Selain itu, terhadap tawanan perang, Rasulullah SAW memperlakukan mereka dengan baik seperti memberi mereka makanan yang layak dan tidak melakukan kekerasan. Bahkan, dari mereka ada yang dibebaskan oleh Rasulullah SAW tanpa tebusan. Hal ini menunjukkan begitu murahnya hati Rasulullah SAW sehingga walaupun dalam dakwahnya Rasulullah SAW sering mendapat cemooh, kekerasan dan intimidasi dari kaum kafir tidak membuat Rasulullah SAW memiliki sifat dendam terhadap kaum kafir. Akibat dari sikap Rasul yang demikian banyak di antara tawanan tersebut dengan sukarela masuk Islam, salah satunya adalah Tsumamah bin Atsal.

Bukan Satu-satunya Jihad

Ada sebuah kisah di mana datang seorang laki-laki kepada Nabi dan dengan semangatnya berkata,  “Nabi, aku baru saja masuk Islam, izinkan untuk ikut hijrah dan berjihad bersama Nabi.” Nabi Muhammad SAW kemudian bertanya, “Apakah kamu masih punya orang tua?” Kemudian seorang sahabat tersebut menjawab, “Masih ya Nabi.” Setelahnya Nabi berkata, “Jika kamu ingin pahala yang lebih besar, kembalilah kepada kedua orang tuamu, layanilah mereka, pada mereka sajalah kamu berjihad.” Kemudian seorang sahabat tadi pulang dan mengurungkan niatnya untuk ikut hijrah dan jihad bersama Nabi.

Dari kisah tersebut dapat diambil hikmah bahwa jihad tidak terbatas pada perjuangan untuk membela Islam saja, namun jihad juga bisa kita lakukan dengan melakukan hal-hal sederhana yang ada disekitar kita, misalnya berbakti kepada orang tua, mencari ilmu, mengajarkan ilmu, berbuat baik kepada orang lain, membantu orang lain dan sebagainya. Hal-hal sederhana yang demikian justru menurut Nabi pahalanya lebih besar.

Kita ambil contoh seseorang yang mengajarkan ilmu kepada orang lain, kemudian orang lain tersebut juga mengajarkannya kepada orang lain lagi dan seterusnya, berapa banyak pahala yang akan terus mengalir kepada kita bahkan ketika kita sudah meninggalpun pahalanya akan terus mengalir.

Kesimpulan

Dari uraian tersebut, mulai dari prinsip-prinsip perang dalam Al-Qur’an kemudian sejarah dakwah Rasulullah serta etika perang Rasulullah, dapat diambil sebuah kesimpulan bahwa perang yang dilakukan Rasulullah bukanlah merupakan jalan jihad yang utama dalam rangka mencari rida Allah.
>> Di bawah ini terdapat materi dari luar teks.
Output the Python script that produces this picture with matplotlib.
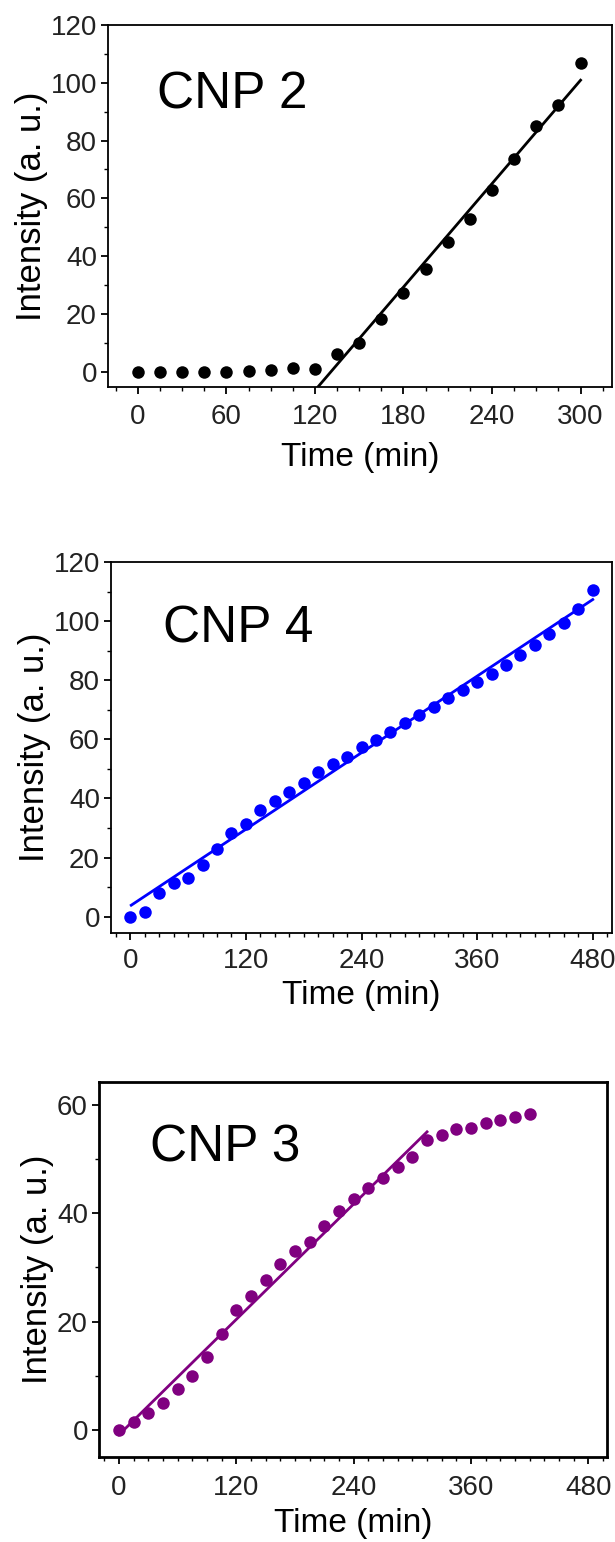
import matplotlib
matplotlib.use("Agg")
import matplotlib.pyplot as plt
from matplotlib.ticker import MultipleLocator

plt.rcParams['font.family'] = ['Liberation Sans', 'DejaVu Sans']

# ---------------- data ----------------
t_cnp2 = [0, 15, 30, 45, 60, 75, 90, 105, 120, 135, 150, 165, 180, 195, 210,
          225, 240, 255, 270, 285, 300]
i_cnp2 = [0, 0, 0, 0, 0, 0.3, 0.5, 1.2, 1.0, 6.1, 9.8, 18.1, 27.1, 35.4, 45.0,
          53.0, 62.9, 73.5, 85.0, 92.3, 106.7]
fit_cnp2_x = [122, 300]
fit_cnp2_y = [-5.3, 100.9]

t_cnp4 = [0, 15, 30, 45, 60, 75, 90, 105, 120, 135, 150, 165, 180, 195, 210,
          225, 240, 255, 270, 285, 300, 315, 330, 345, 360, 375, 390, 405,
          420, 435, 450, 465, 480]
i_cnp4 = [0, 1.7, 7.9, 11.5, 13.2, 17.5, 22.8, 28.2, 31.5, 36.0, 39.1, 42.3,
          45.3, 49.0, 51.8, 54.1, 57.5, 59.9, 62.5, 65.6, 68.2, 71.0, 74.1,
          76.6, 79.4, 82.0, 85.1, 88.5, 91.8, 95.8, 99.2, 104.2, 110.4]
fit_cnp4_x = [1, 480]
fit_cnp4_y = [3.9, 107.3]

t_cnp3 = [0, 15, 30, 45, 60, 75, 90, 105, 120, 135, 150, 165, 180, 195, 210,
          225, 240, 255, 270, 285, 300, 315, 330, 345, 360, 375, 390, 405, 420]
i_cnp3 = [0, 1.5, 3.1, 4.9, 7.5, 10.0, 13.5, 17.7, 22.2, 24.7, 27.7, 30.6,
          33.0, 34.6, 37.7, 40.4, 42.7, 44.6, 46.4, 48.5, 50.4, 53.5, 54.4,
          55.6, 55.7, 56.7, 57.1, 57.7, 58.3]
fit_cnp3_x = [0, 315]
fit_cnp3_y = [-0.9, 55.0]

labels = ["CNP 2", "CNP 4", "CNP 3"]
colors = ["black", "#0000ff", "#800080"]
xlabel = "Time (min)"
ylabel = "Intensity (a. u.)"

# ---------------- figure ----------------
W, H = 615, 1542
fig = plt.figure(figsize=(W / 100, H / 100), dpi=100)

def rect(l, r, t, b):
    return [l / W, 1 - b / H, (r - l) / W, (b - t) / H]

panels = [
    dict(rect=rect(108, 612, 25, 387), t=t_cnp2, y=i_cnp2, fx=fit_cnp2_x, fy=fit_cnp2_y,
         xlim=(-20.2, 321.3), ylim=(-5.3, 120), xmaj=60, yticks=range(0, 121, 20),
         lw_sp=1.3, lab_xy=(0.097, 0.807), xpad=7, lpad=9),
    dict(rect=rect(111, 612, 562, 933), t=t_cnp4, y=i_cnp4, fx=fit_cnp4_x, fy=fit_cnp4_y,
         xlim=(-20, 500), ylim=(-5.5, 120), xmaj=120, yticks=range(0, 121, 20),
         lw_sp=1.3, lab_xy=(0.104, 0.819), xpad=6, lpad=4),
    dict(rect=rect(99, 607, 1082, 1457), t=t_cnp3, y=i_cnp3, fx=fit_cnp3_x, fy=fit_cnp3_y,
         xlim=(-20.4, 499), ylim=(-5.0, 64.2), xmaj=120, yticks=range(0, 61, 20),
         lw_sp=2.0, lab_xy=(0.10, 0.824), xpad=8, lpad=5),
]

for p, lab, col in zip(panels, labels, colors):
    ax = fig.add_axes(p['rect'])
    ax.plot(p['t'], p['y'], linestyle='none', marker='o', markersize=9,
            color=col, markeredgewidth=0, clip_on=False, zorder=3)
    ax.plot(p['fx'], p['fy'], color=col, linewidth=2, zorder=2)
    ax.set_xlim(*p['xlim'])
    ax.set_ylim(*p['ylim'])
    ax.xaxis.set_major_locator(MultipleLocator(p['xmaj']))
    ax.xaxis.set_minor_locator(MultipleLocator(15))
    ax.set_yticks(list(p['yticks']))
    ax.yaxis.set_minor_locator(MultipleLocator(10))
    for s in ax.spines.values():
        s.set_linewidth(p['lw_sp'])
    ax.tick_params(which='major', direction='out', length=5, width=1.3,
                   labelsize=20, labelcolor='#222222', pad=3)
    ax.tick_params(axis='x', which='major', pad=p['xpad'])
    ax.tick_params(which='minor', direction='out', length=3, width=1.0)
    ax.set_xlabel(xlabel, fontsize=24, labelpad=p['lpad'])
    ax.set_ylabel(ylabel, fontsize=25, labelpad=2)
    ax.text(p['lab_xy'][0], p['lab_xy'][1], lab, transform=ax.transAxes,
            fontsize=37, ha='left', va='center')

fig.savefig("out.png", dpi=100)
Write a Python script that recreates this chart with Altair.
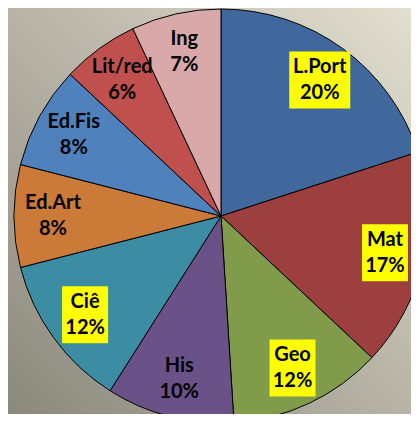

Perang yang dilakukan Rasulullah merupakan pilihan yang ditempuh untuk melindungi kehormatan, keberlangsungan hidup, serta sebagai upaya agar tidak adanya halangan untuk berdakwah.

Maka, di zaman sekarang ini yang mana umat Islam sudah tidak lagi mendapat perlakuan buruk serta bebas untuk menjalankan ajaran agamanya, sudah sepatutnya kita sebagai umat Islam dalam upaya meninggikan kalimat lailaha illa Allah harus dengan jalan jihad yang baik, jangan sampai dalam berjihad kita melakukan arogansi yang hanya menciptakan citra buruk terhadap Islam. Jihad bisa kita lakukan dengan melakukan hal-hal sederhana yang ada di sekitar kita, misalnya berbuat baik kepada orang lain.